The front gets split for the v-neck with the center front st put onto a holder. Each side gets the same underarm shaping as the back and 3/4 sts decreased on each front for the v-neck. Work even until same length as the back then BO. Seam the shoulders, then do 2 rows sc edging around the armholes and v-neck edges.

I used a size N crochet hook and worked 2 sc for each 3 rows and 1 sc for each st around the edges. On the 2nd row, I'd either skip over the "inside corner" sc or I'd work a HDC over the 2 sc so to curve the edging.

I also skipped over the center top shoulder sc on the 2nd row - again to curve the edges more anatomically.

I also skipped over the center v-neck sc on the 2nd row, so it wouldn't pucker.

In preparation, *all* I did was group together leftover yarns in coordinating colors, until I had about 10 ozs worth. If I only had a little of some colors, then I made the vest with striping in a small area, or I did just 1 row of striping between 3 or 4 rows background color. If you have a scale, you can weigh up your yarns and be able to figure out, more or less, how much of each color to use.

Monday, January 03, 2005

Well, the holidays are over, so it's back to prepping the house for sale.

Hubby and I began taking apart the pantry - moving the odd things that are in there into other rooms, so we can paint the walls and woodwork. It has rather unappealing wallpaper, and though I've stripped the 8 layers of paper in the other rooms, there is neither the time nor need to go to that much trouble for the pantry. Stripping paper is only step one, then hubby gets to use plaster washers and spackle to smooth out the old plaster walls, *then* the walls need to be repapered. So, we're not going down that lengthy road for an unimportant room. Off white paint will do just fine.

I've also rearranged the parlor furniture this morning and set up the library - as an old dresser and the filing cabinet had to go in there from the pantry.

I figure we've only got until March to get the pantry, my 2 office/studio rooms, the secondary front hallway, and the family room repainted, rugs cleaned, furniture rearranged, downstairs full bath redone enough to be more presentable and the kitchen walls and trim finished being painted then the new closet doors in our bedroom painted. Most of the other rooms are done and are staged properly enough for showing. Well, except the plaster ceiling in the parlor which needs a smidge of work and repainting as does the ceiling in the dining room.

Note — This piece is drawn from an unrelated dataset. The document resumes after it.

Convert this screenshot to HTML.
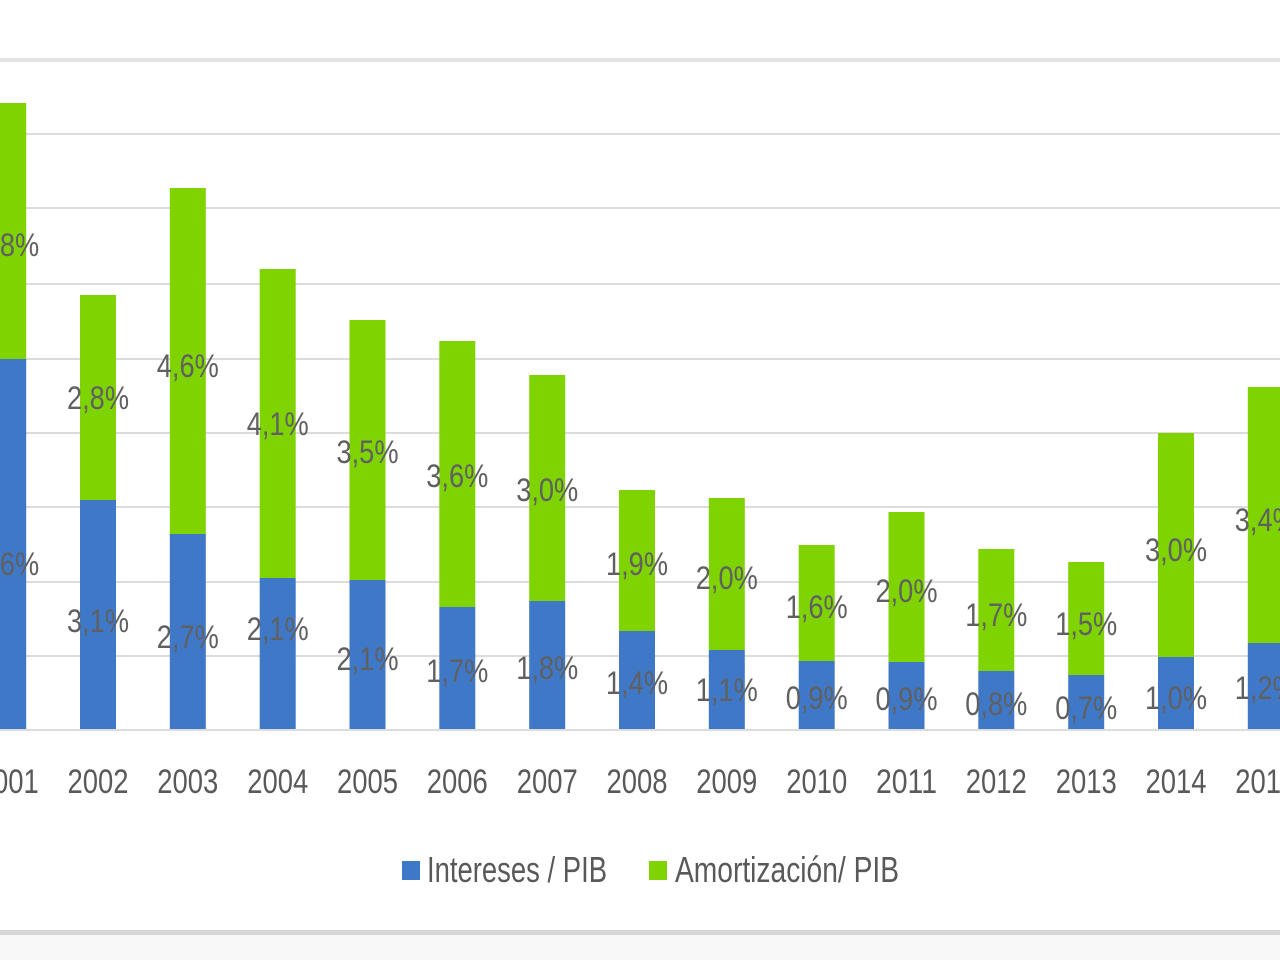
<!DOCTYPE html>
<html>
<head>
<meta charset="utf-8">
<style>
  html,body{margin:0;padding:0;background:#ffffff;}
  svg{display:block;}
  .lbl{font-family:"Liberation Sans",sans-serif;font-size:32px;fill:#606060;}
  .yr{font-family:"Liberation Sans",sans-serif;font-size:34px;fill:#595959;}
  .lg{font-family:"Liberation Sans",sans-serif;font-size:36px;fill:#595959;}
</style>
</head>
<body>
<svg width="1280" height="960" viewBox="0 0 1280 960" xmlns="http://www.w3.org/2000/svg">
  <rect x="0" y="0" width="1280" height="960" fill="#ffffff"/>
  <!-- bottom panel -->
  <rect x="0" y="935" width="1280" height="25" fill="#f8f8f8"/>
  <rect x="0" y="930" width="1280" height="5" fill="#d6d6d6"/>

  <!-- gridlines -->
  <g stroke="#dcdcdc" stroke-width="2">
    <line x1="0" y1="60" x2="1280" y2="60" stroke="#e2e2e2" stroke-width="4"/>
    <line x1="0" y1="134" x2="1280" y2="134"/>
    <line x1="0" y1="208" x2="1280" y2="208"/>
    <line x1="0" y1="284" x2="1280" y2="284"/>
    <line x1="0" y1="359" x2="1280" y2="359"/>
    <line x1="0" y1="433" x2="1280" y2="433"/>
    <line x1="0" y1="507" x2="1280" y2="507"/>
    <line x1="0" y1="582" x2="1280" y2="582"/>
    <line x1="0" y1="656" x2="1280" y2="656"/>
    <line x1="0" y1="730" x2="1280" y2="730"/>
  </g>

  <!-- bars: green (total) then blue -->
  <g fill="#7fd300">
    <rect x="-9.8" y="103" width="36" height="256"/>
    <rect x="80" y="295" width="36" height="205"/>
    <rect x="169.8" y="188" width="36" height="346"/>
    <rect x="259.7" y="269" width="36" height="309"/>
    <rect x="349.5" y="320" width="36" height="260"/>
    <rect x="439.3" y="341" width="36" height="266"/>
    <rect x="529.2" y="375" width="36" height="226"/>
    <rect x="619" y="490" width="36" height="141"/>
    <rect x="708.8" y="498" width="36" height="152"/>
    <rect x="798.7" y="545" width="36" height="116"/>
    <rect x="888.5" y="512" width="36" height="150"/>
    <rect x="978.3" y="549" width="36" height="122"/>
    <rect x="1068.2" y="562" width="36" height="113"/>
    <rect x="1158" y="433" width="36" height="224"/>
    <rect x="1247.8" y="387" width="36" height="256"/>
  </g>
  <g fill="#4078c8">
    <rect x="-9.8" y="359" width="36" height="370"/>
    <rect x="80" y="500" width="36" height="229"/>
    <rect x="169.8" y="534" width="36" height="195"/>
    <rect x="259.7" y="578" width="36" height="151"/>
    <rect x="349.5" y="580" width="36" height="149"/>
    <rect x="439.3" y="607" width="36" height="122"/>
    <rect x="529.2" y="601" width="36" height="128"/>
    <rect x="619" y="631" width="36" height="98"/>
    <rect x="708.8" y="650" width="36" height="79"/>
    <rect x="798.7" y="661" width="36" height="68"/>
    <rect x="888.5" y="662" width="36" height="67"/>
    <rect x="978.3" y="671" width="36" height="58"/>
    <rect x="1068.2" y="675" width="36" height="54"/>
    <rect x="1158" y="657" width="36" height="72"/>
    <rect x="1247.8" y="643" width="36" height="86"/>
  </g>

  <!-- value labels -->
  <g class="lbl" text-anchor="middle">
    <text x="8.2" y="256" textLength="62" lengthAdjust="spacingAndGlyphs">4,8%</text>
    <text x="8.2" y="575" textLength="62" lengthAdjust="spacingAndGlyphs">3,6%</text>
    <text x="98" y="409" textLength="62" lengthAdjust="spacingAndGlyphs">2,8%</text>
    <text x="98" y="632" textLength="62" lengthAdjust="spacingAndGlyphs">3,1%</text>
    <text x="187.8" y="377" textLength="62" lengthAdjust="spacingAndGlyphs">4,6%</text>
    <text x="187.8" y="648" textLength="62" lengthAdjust="spacingAndGlyphs">2,7%</text>
    <text x="277.7" y="435" textLength="62" lengthAdjust="spacingAndGlyphs">4,1%</text>
    <text x="277.7" y="640" textLength="62" lengthAdjust="spacingAndGlyphs">2,1%</text>
    <text x="367.5" y="463" textLength="62" lengthAdjust="spacingAndGlyphs">3,5%</text>
    <text x="367.5" y="670" textLength="62" lengthAdjust="spacingAndGlyphs">2,1%</text>
    <text x="457.3" y="487" textLength="62" lengthAdjust="spacingAndGlyphs">3,6%</text>
    <text x="457.3" y="682" textLength="62" lengthAdjust="spacingAndGlyphs">1,7%</text>
    <text x="547.2" y="501" textLength="62" lengthAdjust="spacingAndGlyphs">3,0%</text>
    <text x="547.2" y="679" textLength="62" lengthAdjust="spacingAndGlyphs">1,8%</text>
    <text x="637" y="575" textLength="62" lengthAdjust="spacingAndGlyphs">1,9%</text>
    <text x="637" y="694" textLength="62" lengthAdjust="spacingAndGlyphs">1,4%</text>
    <text x="726.8" y="589" textLength="62" lengthAdjust="spacingAndGlyphs">2,0%</text>
    <text x="726.8" y="701" textLength="62" lengthAdjust="spacingAndGlyphs">1,1%</text>
    <text x="816.7" y="618" textLength="62" lengthAdjust="spacingAndGlyphs">1,6%</text>
    <text x="816.7" y="709" textLength="62" lengthAdjust="spacingAndGlyphs">0,9%</text>
    <text x="906.5" y="602" textLength="62" lengthAdjust="spacingAndGlyphs">2,0%</text>
    <text x="906.5" y="710" textLength="62" lengthAdjust="spacingAndGlyphs">0,9%</text>
    <text x="996.3" y="626" textLength="62" lengthAdjust="spacingAndGlyphs">1,7%</text>
    <text x="996.3" y="715" textLength="62" lengthAdjust="spacingAndGlyphs">0,8%</text>
    <text x="1086.2" y="635" textLength="62" lengthAdjust="spacingAndGlyphs">1,5%</text>
    <text x="1086.2" y="719" textLength="62" lengthAdjust="spacingAndGlyphs">0,7%</text>
    <text x="1176" y="561" textLength="62" lengthAdjust="spacingAndGlyphs">3,0%</text>
    <text x="1176" y="709" textLength="62" lengthAdjust="spacingAndGlyphs">1,0%</text>
    <text x="1265.8" y="531" textLength="62" lengthAdjust="spacingAndGlyphs">3,4%</text>
    <text x="1265.8" y="699" textLength="62" lengthAdjust="spacingAndGlyphs">1,2%</text>
  </g>

  <!-- year labels -->
  <g class="yr" text-anchor="middle">
    <text x="8.2" y="793" textLength="61" lengthAdjust="spacingAndGlyphs">2001</text>
    <text x="98" y="793" textLength="61" lengthAdjust="spacingAndGlyphs">2002</text>
    <text x="187.8" y="793" textLength="61" lengthAdjust="spacingAndGlyphs">2003</text>
    <text x="277.7" y="793" textLength="61" lengthAdjust="spacingAndGlyphs">2004</text>
    <text x="367.5" y="793" textLength="61" lengthAdjust="spacingAndGlyphs">2005</text>
    <text x="457.3" y="793" textLength="61" lengthAdjust="spacingAndGlyphs">2006</text>
    <text x="547.2" y="793" textLength="61" lengthAdjust="spacingAndGlyphs">2007</text>
    <text x="637" y="793" textLength="61" lengthAdjust="spacingAndGlyphs">2008</text>
    <text x="726.8" y="793" textLength="61" lengthAdjust="spacingAndGlyphs">2009</text>
    <text x="816.7" y="793" textLength="61" lengthAdjust="spacingAndGlyphs">2010</text>
    <text x="906.5" y="793" textLength="61" lengthAdjust="spacingAndGlyphs">2011</text>
    <text x="996.3" y="793" textLength="61" lengthAdjust="spacingAndGlyphs">2012</text>
    <text x="1086.2" y="793" textLength="61" lengthAdjust="spacingAndGlyphs">2013</text>
    <text x="1176" y="793" textLength="61" lengthAdjust="spacingAndGlyphs">2014</text>
    <text x="1265.8" y="793" textLength="61" lengthAdjust="spacingAndGlyphs">2015</text>
  </g>

  <!-- legend -->
  <rect x="402" y="861" width="18" height="19" fill="#4078c8"/>
  <text class="lg" x="427" y="882" textLength="180" lengthAdjust="spacingAndGlyphs">Intereses / PIB</text>
  <rect x="649" y="861" width="18" height="19" fill="#7fd300"/>
  <text class="lg" x="675" y="882" textLength="224" lengthAdjust="spacingAndGlyphs">Amortización/ PIB</text>
</svg>
</body>
</html>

Then, just a desk that needs to be moved from one bedroom into another, where it will be less noticeable.

Working on my office though means disconnecting and moving all my computers, printer, work lifelines! So, it can't take more than a couple days.

Then there's the 6 pairs of new toile curtains to get for the kitchen and adjoining hall, new curtains for our bedroom as what's there doesn't go, and curtains for the 2 office rooms and family room, as what's there also isn't right - it's just all I had available. Hopefully 2 months will be enough time!

I really think we should try and get someone to finish the outside house prep and do the priming and painting, just to expedite the whole matter, so we can get the house listed and sold as soon as possible. The only other thing is to get all new plants for the 90' of beds flanking the front bluestone walk, as I had to take out the heirloom roses last year.

I've seen houses listed for far too many months, which means they're not priced right or they're not showing well, because of too much clutter or *personality*, so that prospective buyers can't imagine themselves living in the house. Staging a house for sale takes time, but is an important step.

I also need to finish going through the small attic - had to stop with all the retina biz I've been going through since last September, but a new contact is coming and I can get back to it. The big attic is done, but tons of nonsense needs to be thrown out and stuff we're keeping needs to be finished being repacked.